Today the finale of the project: Maurice Ravel’s String Quartet in F major. Around lunchtime I drive home. I have time. I take time to watch the fields I drive by once I have left the city. Fertile land. Less herbicides than in the past. Every year I have the impression the plots with wildflowers become more numerous. I like that. I love to see the golden grain, the red poppies, the blue cornflowers and the white chamomile. Harmony, serenity, beauty – it’s all there. And it’s in Ravel’s music.
Ravel wrote this piece in 1902/03 and the French researcher Marcel Marnat considers it as the composer’s first really great work. It’s beautiful. And the recording by the Quatuor Ebène is just as beautiful which makes the set of these three quartets so precious to me. Three first class pieces performed by a truly perceptive ensemble: Debussy, Fauré, Ravel. Fauré became Ravel’s teacher after Ravel had given up on learning anything useful at the Paris Conservatory. Fauré was the reason of his return, Fauré’s opinion mattered. Therefore he dedicated the quartet to his teacher.
Debussy the saviour
As Ravel advanced with the score, he showed parts of it to Fauré, who did not react overly enthusiastic. That had more to do with Fauré’s withdrawn character than with Ravel’s piece, but Ravel was easily disturbed and considered rewriting the finale. He asked Debussy for a second opinion. “In the name of all the gods of music and in my own name, don’t touch anything you have written in your quartet!”, Debussy implored him.
A strange situation arose. While Fauré impressed Ravel a lot as a teacher and while Ravel’s long, lyrical themes come close to Fauré’s language, Ravel, probably unknown to himself, was already taking his distances from his master and following the path Debussy had taken himself some ten years earlier (see that earlier post). Marnat describes it as a “detached eloquence” that Debussy opposed to the Romantic language, a bit like Impressionist painters took an unemotional view of thei subject and tried to catch a momentary visual effect without any subjective interpretation. The extended pizzicato* in the second movement and the finale are an excellent example to illustrate this.
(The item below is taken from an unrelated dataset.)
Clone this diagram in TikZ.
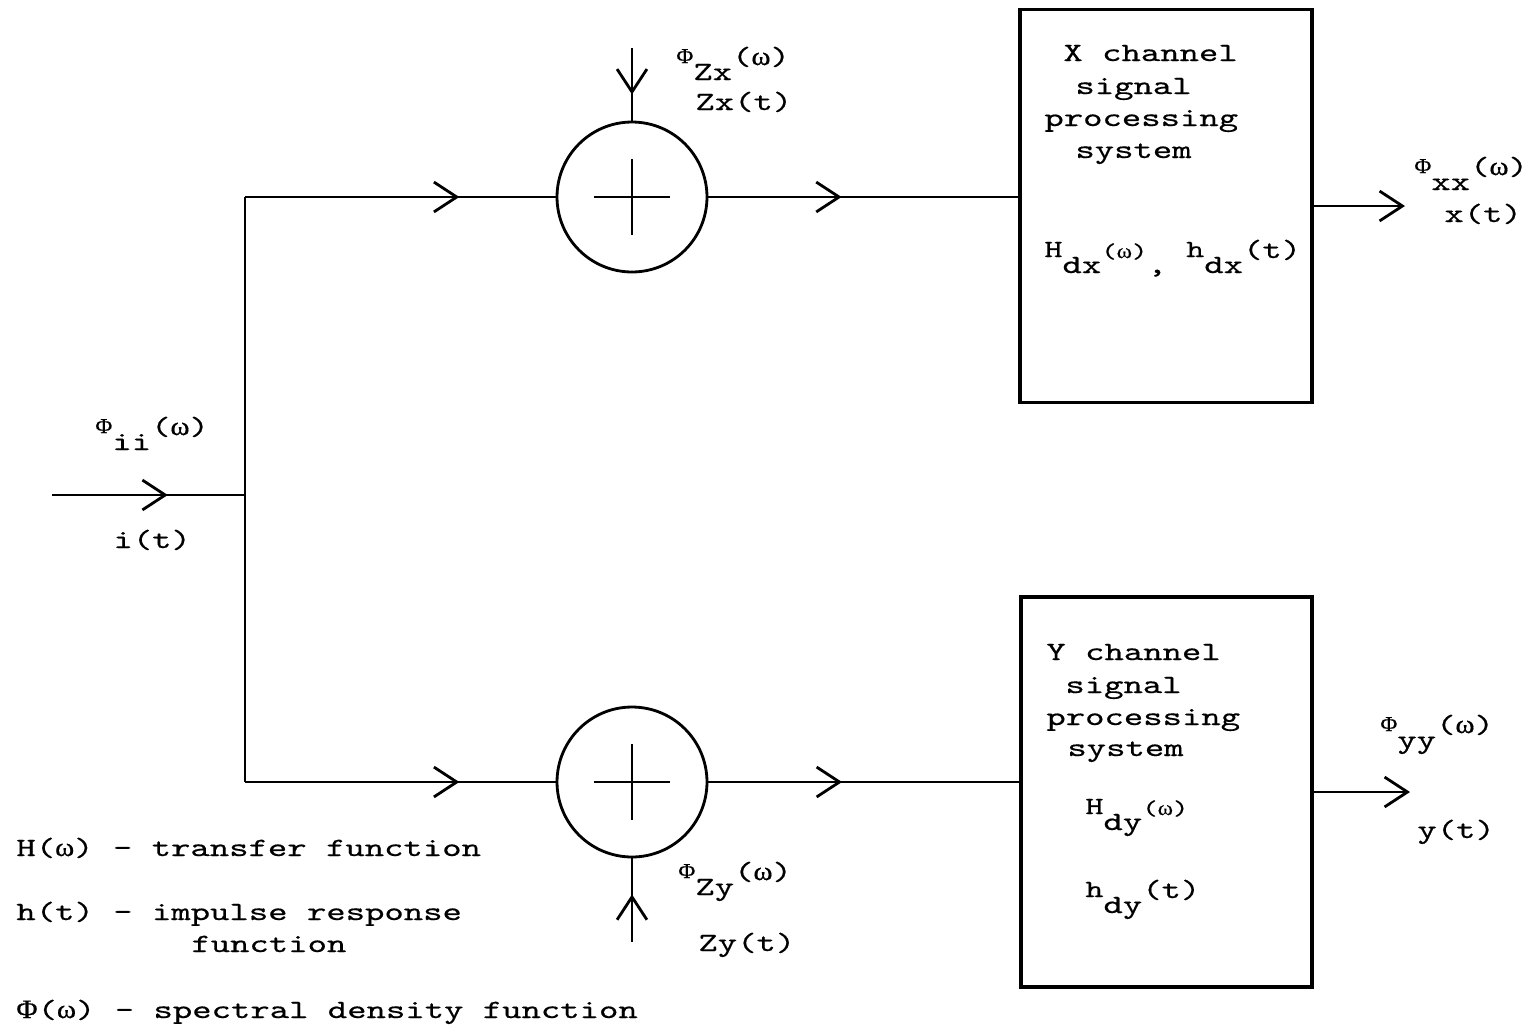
\documentclass[tikz,border=0pt]{standalone}
\usepackage{fontspec}
\setmainfont{lmmono10-regular.otf}[FakeStretch=1.4,FakeBold=0.5]
\newfontfamily\gr{Liberation Serif}[FakeStretch=1.1,FakeBold=0.5]
\usetikzlibrary{arrows.meta,decorations.markings}
\newcommand\sm{\fontsize{12}{12}\selectfont}
\newcommand\md{\fontsize{14}{14}\selectfont}
\newcommand\PHI{{\gr Φ}}
\newcommand\OM{{\gr ω}}
\newcommand\lab[3]{\raisebox{0.34cm}{\sm #1}#2\raisebox{0.3cm}{#3}}
\newcommand\labH[3]{\raisebox{0.32cm}{\md #1}#2\raisebox{0.3cm}{#3}}
\tikzset{
  tipv/.tip={Straight Barb[length=13pt,width=17pt]},
  midarr/.style={postaction={decorate},decoration={markings,mark=at position #1 with {\arrow{tipv}}}},
  sumnode/.style={circle,draw,minimum size=3cm,inner sep=0pt},
  sysbox/.style={rectangle,draw,line width=2pt,inner sep=0pt},
  txt/.style={inner sep=0pt,anchor=base west},
}
\begin{document}
\begin{tikzpicture}[x=0.02cm,y=-0.02cm,line width=1.6pt,font=\fontsize{15}{18}\selectfont]
\useasboundingbox (0,0) rectangle (1525,1028);
% structure
\coordinate (in) at (52,495);
\coordinate (jin) at (245,495);
\coordinate (jt) at (245,197);
\coordinate (jb) at (245,782);
\node[sumnode] (sx) at (632,197) {};
\node[sumnode] (sy) at (632,782) {};
\coordinate (nx) at (632,48);
\coordinate (ny) at (632,942);
\node[sysbox,minimum width=5.84cm,minimum height=7.86cm] (bx) at (1166,206) {};
\node[sysbox,minimum width=5.82cm,minimum height=7.8cm] (by) at (1166.5,792) {};
\coordinate (ox) at (1405,206);
\coordinate (oy) at (1410,792);
% plus signs
\draw ([xshift=-0.76cm]sx.center) -- ([xshift=0.76cm]sx.center);
\draw ([yshift=-0.76cm]sx.center) -- ([yshift=0.76cm]sx.center);
\draw ([xshift=-0.76cm]sy.center) -- ([xshift=0.76cm]sy.center);
\draw ([yshift=-0.76cm]sy.center) -- ([yshift=0.76cm]sy.center);
% connectors
\draw[midarr=0.6] (in) -- (jin);
\draw (jt) -- (jb);
\draw[midarr=0.69] (jt) -- (sx.west);
\draw[midarr=0.69] (jb) -- (sy.west);
\draw[midarr=0.64] (nx) -- (sx.north);
\draw[midarr=0.57] (ny) -- (sy.south);
\draw[midarr=0.43] (sx.east) -- (sx.east -| bx.west);
\draw[midarr=0.43] (sy.east) -- (sy.east -| by.west);
\draw[-{tipv}] (bx.east) -- (ox);
\draw[-{tipv}] (by.east) -- (oy);
% labels
\node[txt] (lii) at (94,450) {\lab{\PHI}{ii}{(\OM)}};
\node[txt] (lit) at (112,548) {i(t)};
\node[txt] (lzx) at (675,80) {\lab{\PHI}{Zx}{(\OM)}};
\node[txt] (lzxt) at (694,110) {Zx(t)};
\node[txt] (lzy) at (677,895) {\lab{\PHI}{Zy}{(\OM)}};
\node[txt] (lzyt) at (697,951) {Zy(t)};
\node[txt] (lxx) at (1413,190) {\lab{\PHI}{xx}{(\OM)}};
\node[txt] (lxt) at (1443,222) {x(t)};
\node[txt] (lyy) at (1379,748) {\lab{\PHI}{yy}{(\OM)}};
\node[txt] (lyt) at (1416,838) {y(t)};
% box texts
\node[txt] (x1) at (1062,61) {X channel};
\node[txt] (x2) at (1074,94) {signal};
\node[txt] (x3) at (1043,126) {processing};
\node[txt] (x4) at (1074,158) {system};
\node[txt] (x5) at (1043,273) {\labH{H}{dx}{\sm(\OM)}, \labH{h}{dx}{(t)}};
\node[txt] (y1) at (1045,660) {Y channel};
\node[txt] (y2) at (1064,693) {signal};
\node[txt] (y3) at (1045,725) {processing};
\node[txt] (y4) at (1066,756) {system};
\node[txt] (y5) at (1084,830) {\labH{H}{dy}{\sm(\OM)}};
\node[txt] (y6) at (1084,913) {\labH{h}{dy}{(t)}};
% legend
\node[txt] (g1) at (15,856) {H(\OM) - transfer function};
\node[txt] (g2) at (15,920) {h(t) - impulse response};
\node[txt] (g3) at (190,952) {function};
\node[txt] (g4) at (15,1018) {\PHI(\OM) - spectral density function};
\end{tikzpicture}
\end{document}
Marnat observes another highly intersting thing: Ravel’s quartet is on of the last quartets written in the classical form. In 1904 and in 1907/08 respectively Arnold Schönberg would write his first two string quartets – for the second one see here – which the scholar situates at the “antipodes of the rules observed by Ravel”. With the invention of 12-tone-serialism and total serialism (Boulez), chamber music in Western Europe would head into a strange, new world of sound shapes. Marnat wonders why. “There is not a shadow of fatigue or decadence [in Ravel’s quartet], much to the contrary a superb psychic vitality [and] an impressive clarity as far as aesthetics are concerned.” I agree.